Harper backed off, forcing himself to keep his fists at his sides. For a moment, he had suddenly felt very powerful, as if he would have been capable of ripping the Assistant Professor into tiny blue shreds. He had no idea where that feeling came from, but it scared him, and that stopped him more than anything Deedran had said. "Right," he muttered. "You're right. Sorry. I'll just... sorry."

"Harper," Trance muttered into his ear, so only he could hear. The sound of his own voice so close made him jump, but he listened to what she had to say. "Keep yourself under control. Whatever you do, don't lose your temper."

"What do you mean?" he asked, turning to look at her.

The look she returned made him swallow the question.

"Right. Okay. I will, don't worry. I'm under control now. Everything's cool."

"So what are you going to do?" Professor Deedran was asking, oblivious to the fact that they had been whispering to each other. "This is just a hypothetical guess, but I'm assuming that neither of you wants to stay trapped in each other's bodies indefinitely."

"That would be a very clever assumption," Trance replied with more than a hint of sarcasm in her voice. "In situations like this, the most correct solution is usually the simplest one.

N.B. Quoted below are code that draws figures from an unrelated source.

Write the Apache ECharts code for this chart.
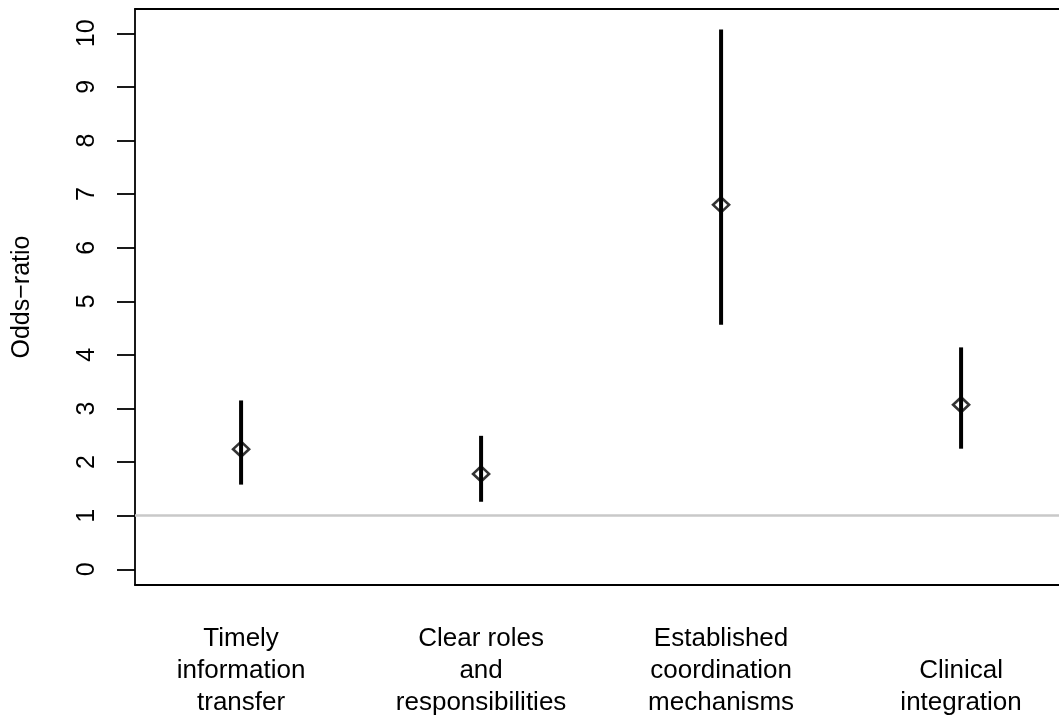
<!DOCTYPE html>
<html>
<head>
<meta charset="utf-8">
<script src="https://cdn.jsdelivr.net/npm/echarts@6/dist/echarts.min.js"></script>
<style>
  html, body { margin: 0; padding: 0; background: #fff; }
  #main { width: 1059px; height: 720px; }
</style>
</head>
<body>
<div id="main"></div>
<script>
const categories = [
  'Timely\ninformation\ntransfer',
  'Clear roles\nand\nresponsibilities',
  'Established\ncoordination\nmechanisms',
  'Clinical\nintegration'
]
const positions = [1, 2, 3, 4]
const oddsRatio = [2.24, 1.78, 6.80, 3.07]
const lower = [1.58, 1.26, 4.56, 2.25]
const upper = [3.15, 2.49, 10.07, 4.14]
const yTicks = [0, 1, 2, 3, 4, 5, 6, 7, 8, 9, 10]
const referenceLine = 1

const font = '"Liberation Sans", Arial, Helvetica, sans-serif'

const chart = echarts.init(document.getElementById('main'), null, { renderer: 'canvas' })

const points = positions.map((p, i) => [p, oddsRatio[i]])
const intervals = positions.map((p, i) => [p, lower[i], upper[i]])

// plot box is cut off on the right, so no right border
const frame = { show: true, onZero: false, lineStyle: { color: '#000', width: 1.8 } }

const option = {
  backgroundColor: '#fff',
  animation: false,
  textStyle: { fontFamily: font, color: '#000' },
  grid: {
    left: 135,
    right: 0,
    top: 9,
    bottom: 135,
    show: false,
    containLabel: false
  },
  xAxis: [
    {
      type: 'value',
      min: 0.558,
      max: 4.408,
      splitLine: { show: false },
      axisLine: frame,
      axisTick: { show: false },
      axisLabel: {
        customValues: positions,
        formatter: v => categories[positions.indexOf(v)] || '',
        fontFamily: font,
        fontSize: 26,
        lineHeight: 32,
        color: '#000',
        verticalAlign: 'bottom',
        align: 'center',
        margin: 134
      }
    },
    {
      type: 'value',
      position: 'top',
      min: 0.558,
      max: 4.408,
      splitLine: { show: false },
      axisLine: frame,
      axisTick: { show: false },
      axisLabel: { show: false }
    }
  ],
  yAxis: {
    type: 'value',
    min: -0.293,
    max: 10.453,
    name: 'Odds\u2212ratio',
    nameLocation: 'middle',
    nameRotate: 90,
    nameGap: 100,
    nameTextStyle: { fontFamily: font, fontSize: 25, color: '#000' },
    splitLine: { show: false },
    axisLine: frame,
    axisTick: {
      show: true,
      customValues: yTicks,
      length: 18,
      lineStyle: { color: '#000', width: 1.8 }
    },
    axisLabel: {
      customValues: yTicks,
      rotate: 90,
      fontFamily: font,
      fontSize: 25,
      color: '#000',
      margin: 35
    }
  },
  series: [
    {
      type: 'custom',
      name: 'interval',
      data: intervals,
      renderItem: (params, api) => {
        const lo = api.coord([api.value(0), api.value(1)])
        const hi = api.coord([api.value(0), api.value(2)])
        return {
          type: 'line',
          shape: { x1: lo[0], y1: lo[1], x2: hi[0], y2: hi[1] },
          style: { stroke: '#000', lineWidth: 4 }
        }
      },
      markLine: {
        silent: true,
        symbol: 'none',
        label: { show: false },
        lineStyle: { color: '#c9c9c9', width: 2.5, type: 'solid' },
        data: [{ yAxis: referenceLine }]
      },
      z: 3
    },
    {
      type: 'scatter',
      name: 'odds ratio',
      data: points,
      symbol: 'diamond',
      symbolSize: [16, 15],
      itemStyle: { color: 'rgba(0,0,0,0)', borderColor: '#000', borderWidth: 2.6 },
      z: 4
    }
  ]
}

chart.setOption(option)
</script>
</body>
</html>
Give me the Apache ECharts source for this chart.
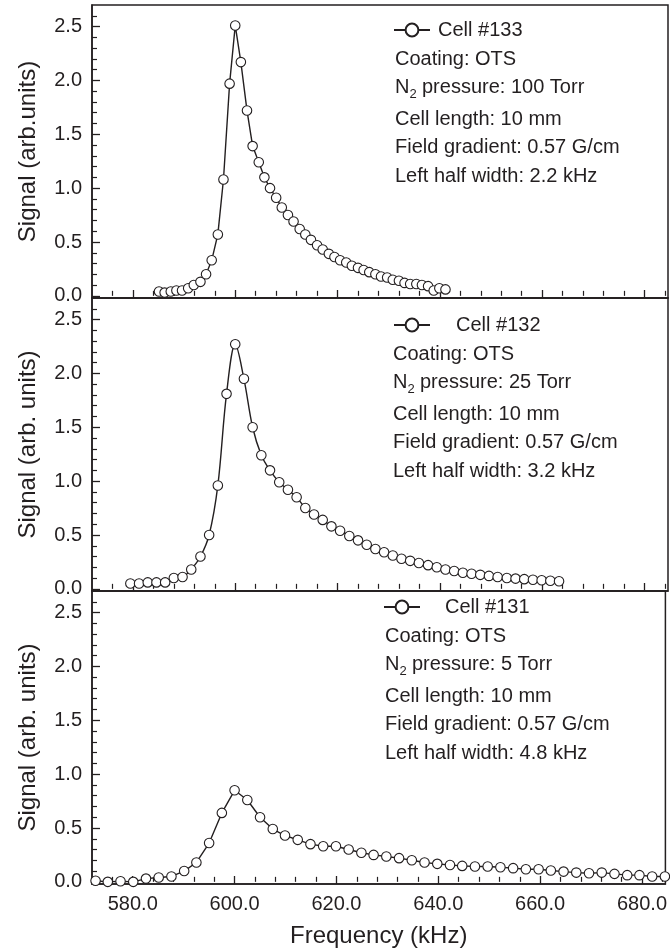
<!DOCTYPE html>
<html>
<head>
<meta charset="utf-8">
<script src="https://cdn.jsdelivr.net/npm/echarts@6/dist/echarts.min.js"></script>
<style>
html,body{margin:0;padding:0;background:#fff;}
#chart{width:670px;height:952px;}
</style>
</head>
<body>
<div id="chart"></div>
<script>
// ---- Data ----
// Panel 1: Cell #133
const freq133 = [585.1,586.2,587.4,588.5,589.6,590.8,591.9,593.2,594.3,595.4,596.6,597.7,598.9,600.0,601.1,602.3,603.4,604.6,605.7,606.8,608.0,609.1,610.3,611.4,612.6,613.7,614.8,616.0,617.1,618.3,619.4,620.5,621.7,622.8,624.0,625.1,626.2,627.4,628.5,629.7,630.8,632.0,633.1,634.2,635.4,636.5,637.7,638.8,639.9,641.1];
const sig133  = [0.04,0.03,0.04,0.05,0.05,0.07,0.10,0.13,0.20,0.33,0.57,1.08,1.97,2.51,2.17,1.72,1.39,1.24,1.10,1.00,0.91,0.82,0.75,0.69,0.62,0.57,0.52,0.47,0.43,0.39,0.36,0.33,0.31,0.28,0.26,0.24,0.22,0.20,0.18,0.17,0.15,0.14,0.12,0.11,0.11,0.10,0.09,0.05,0.07,0.06];
// Panel 2: Cell #132
const freq132 = [579.5,581.2,582.9,584.6,586.3,588.0,589.7,591.4,593.2,594.9,596.6,598.3,600.0,601.7,603.4,605.1,606.8,608.6,610.3,612.0,613.7,615.4,617.1,618.8,620.5,622.3,624.0,625.7,627.4,629.1,630.8,632.5,634.2,635.9,637.7,639.4,641.1,642.8,644.5,646.2,647.9,649.6,651.3,653.1,654.8,656.5,658.2,659.9,661.6,663.3];
const sig132  = [0.05,0.05,0.06,0.06,0.06,0.10,0.11,0.18,0.30,0.50,0.96,1.81,2.27,1.95,1.50,1.24,1.10,0.99,0.92,0.85,0.75,0.69,0.64,0.58,0.54,0.49,0.45,0.41,0.37,0.34,0.31,0.28,0.26,0.24,0.22,0.20,0.18,0.165,0.15,0.14,0.13,0.12,0.11,0.10,0.095,0.09,0.085,0.08,0.075,0.07];
// Panel 3: Cell #131
const freq131 = [572.7,575.1,577.6,580.1,582.6,585.1,587.6,590.1,592.5,595.0,597.5,600.0,602.5,605.0,607.5,609.9,612.4,614.9,617.4,619.9,622.4,624.9,627.3,629.8,632.3,634.8,637.3,639.8,642.3,644.7,647.2,649.7,652.2,654.7,657.2,659.7,662.1,664.6,667.1,669.6,672.1,674.6,677.1,679.5,682.0,684.5];
const sig131  = [0.01,0.00,0.005,0.00,0.03,0.04,0.05,0.10,0.18,0.36,0.64,0.85,0.76,0.60,0.49,0.43,0.39,0.35,0.33,0.33,0.30,0.27,0.25,0.235,0.22,0.20,0.18,0.167,0.157,0.148,0.142,0.142,0.136,0.127,0.117,0.117,0.105,0.095,0.086,0.08,0.086,0.074,0.062,0.062,0.05,0.05];

const xMajorTicks = [580,600,620,640,660,680];
const xMinorTicks = [576,584,588,592,596,604,608,612,616,624,628,632,636,644,648,652,656,664,668,672,676,684];
const yMajorTicks = [0,0.5,1.0,1.5,2.0,2.5];
const yMinorTicks = [0.1,0.2,0.3,0.4,0.6,0.7,0.8,0.9,1.1,1.2,1.3,1.4,1.6,1.7,1.8,1.9,2.1,2.2,2.3,2.4,2.6];

const cellNames = ['Cell #133','Cell #132','Cell #131'];
const yNames = ['Signal (arb.units)','Signal (arb. units)','Signal (arb. units)'];
const coatingText = 'Coating: OTS';
const pressureText = ['pressure: 100 Torr','pressure: 25 Torr','pressure: 5 Torr'];
const lengthText = 'Cell length: 10 mm';
const gradientText = 'Field gradient: 0.57 G/cm';
const widthText = ['Left half width: 2.2 kHz','Left half width: 3.2 kHz','Left half width: 4.8 kHz'];
const xName = 'Frequency (kHz)';

const freqs = [freq133, freq132, freq131];
const sigs = [sig133, sig132, sig131];

// ---- Layout ----
const FONT = '"Liberation Sans", Arial, Helvetica, sans-serif';
const INK = '#231f20';
const gridTops = [5, 298, 591];
const gridH = 293;
const X_MIN = 572, X_MAX = 684.6, Y_MIN = -0.02, Y_MAX = 2.7;
const textX = [395, 393, 385];
const legendX = [393, 393, 383];
const legendPad = [8, 26, 25];
const textTop = [31, 326, 608];
const rowOff = [0, 28, 56, 88, 116, 145];

const grids = [], xAxes = [], yAxes = [], series = [], legends = [], graphics = [];
for (let i = 0; i < 3; i++) {
  grids.push({left: 92, right: 2, top: gridTops[i], height: gridH, show: true,
    borderColor: INK, borderWidth: 1.5, backgroundColor: 'transparent'});
  const isBottom = i === 2;
  xAxes.push({
    gridIndex: i, type: 'value', min: X_MIN, max: X_MAX, position: 'bottom',
    axisLine: {show: true, onZero: false, lineStyle: {color: INK, width: 1.5}},
    axisTick: {show: true, inside: true, length: 8, customValues: xMajorTicks, lineStyle: {color: INK, width: 1.3}},
    axisLabel: {show: isBottom, customValues: xMajorTicks, formatter: v => v.toFixed(1),
      fontFamily: FONT, fontSize: 20, color: INK, margin: 10},
    splitLine: {show: false},
    name: isBottom ? xName : '', nameLocation: 'middle', nameGap: 40,
    nameTextStyle: {fontFamily: FONT, fontSize: 24, color: INK}
  });
  xAxes.push({
    gridIndex: i, type: 'value', min: X_MIN, max: X_MAX, position: 'bottom',
    axisLine: {show: false},
    axisTick: {show: true, inside: true, length: 5, customValues: xMinorTicks, lineStyle: {color: INK, width: 1.2}},
    axisLabel: {show: false}, splitLine: {show: false}
  });
  yAxes.push({
    gridIndex: i, type: 'value', min: Y_MIN, max: Y_MAX, position: 'left',
    axisLine: {show: true, onZero: false, lineStyle: {color: INK, width: 1.5}},
    axisTick: {show: true, inside: true, length: 8, customValues: yMajorTicks, lineStyle: {color: INK, width: 1.3}},
    axisLabel: {show: true, customValues: yMajorTicks, formatter: v => v.toFixed(1),
      fontFamily: FONT, fontSize: 20, color: INK, margin: 10},
    splitLine: {show: false},
    name: yNames[i], nameLocation: 'middle', nameGap: 52,
    nameTextStyle: {fontFamily: FONT, fontSize: 24, color: INK}
  });
  yAxes.push({
    gridIndex: i, type: 'value', min: Y_MIN, max: Y_MAX, position: 'left',
    axisLine: {show: false},
    axisTick: {show: true, inside: true, length: 5, customValues: yMinorTicks, lineStyle: {color: INK, width: 1.2}},
    axisLabel: {show: false}, splitLine: {show: false}
  });
  series.push({
    name: cellNames[i], type: 'line', xAxisIndex: 2 * i, yAxisIndex: 2 * i,
    data: freqs[i].map((f, k) => [f, sigs[i][k]]),
    smooth: i === 1 ? 0.35 : false,
    symbol: 'circle', symbolSize: 9.5, showSymbol: true,
    itemStyle: {color: '#fff', borderColor: INK, borderWidth: 1.1},
    lineStyle: {color: INK, width: 1.4},
    emphasis: {disabled: true}, animation: false, clip: false
  });
  legends.push({
    data: [cellNames[i]], left: legendX[i], top: textTop[i] + rowOff[0] - 11,
    itemWidth: 36, itemHeight: 16, itemGap: 0, selectedMode: false,
    textStyle: {fontFamily: FONT, fontSize: 20, color: INK, padding: [0, 0, 0, legendPad[i] - 5]},
    padding: 0
  });
  const tx = textX[i], ty = textTop[i];
  const mk = (txt, x, y, size) => ({type: 'text', x: x, y: y, silent: true,
    style: {text: txt, font: size + 'px ' + FONT, fill: INK, textVerticalAlign: 'middle', textAlign: 'left'}});
  graphics.push(mk(coatingText, tx, ty + rowOff[1], 20));
  graphics.push(mk('N', tx, ty + rowOff[2], 20));
  graphics.push(mk('2', tx + 14.5, ty + rowOff[2] + 7, 13));
  graphics.push(mk(pressureText[i], tx + 27, ty + rowOff[2], 20));
  graphics.push(mk(lengthText, tx, ty + rowOff[3], 20));
  graphics.push(mk(gradientText, tx, ty + rowOff[4], 20));
  graphics.push(mk(widthText[i], tx, ty + rowOff[5], 20));
}

const chart = echarts.init(document.getElementById('chart'), null, {renderer: 'canvas'});
chart.setOption({
  animation: false,
  backgroundColor: '#fff',
  grid: grids, xAxis: xAxes, yAxis: yAxes, series: series, legend: legends,
  graphic: graphics
});
</script>
</body>
</html>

We need to figure out what we did wrong, duplicate it, and try the experiment again. Hopefully, Harper and I will be returned to our own bodies."

"Yeah, but the mistake could be anything," Harper replied. "Crossed wires somewhere, an impurity in the photonic resonator, a problem with the power generator... It could take us months to figure out exactly what we did wrong – what I did wrong – and we might not survive another bang like the one we just went through."

"That's a risk we're going to have to take," Trance replied calmly. "Professor, are you still interested in helping us with this experiment?"

Deedran nodded readily. "Oh, yes, of course! I am most eager to assist you."

"Good. I suggest you start by getting your team to start looking for the components of Harper's teseract generator. They're probably scattered all across this room. Once we have them, we can see if we can find our mistake. Right now I..." She trailed off as she took one hand from the back of her neck; her palm was red with blood. "I think I need to go to medical," she finished with an odd expression on her face.

"I'll come with you," Harper said as he started out the door after her. The two left the room and its Perseid occupants behind and made their way down the long corridor beyond. "Are you gonna be all right?"

"I think so," she replied. "I don't think it's serious, it's just that... I've never had to go to medical before to treat wounds of my own."

Harper thought about that for a moment, and then realized that, besides his headache, there was nothing wrong with him. Trance's body had somehow escaped serious harm, while Trance herself – in Harper's body – was looking a little worse for the wear.

"Look, uh..." he began, "I'm really sorry Trance. I should have listened to you. I should never have undertaken this experiment. All you had to do was tell me that you knew for sure something like this would happen, and I would have listened."

Trance stopped and looked over at him. "I didn't know for sure," she said finally. "And I know how much this experiment meant to you. Besides, even if I had known, I still would have come with you, and I might even have let you go through with it anyway."

He looked confused. "What? Why?"

She grinned, and Harper noticed how brilliant a smile he had. "Who knows? We might learn something useful from this in the end." She turned away from him and continued down the hall.

Harper followed, wondering what she meant by that. Knowing Trance, whatever she meant, she was probably right.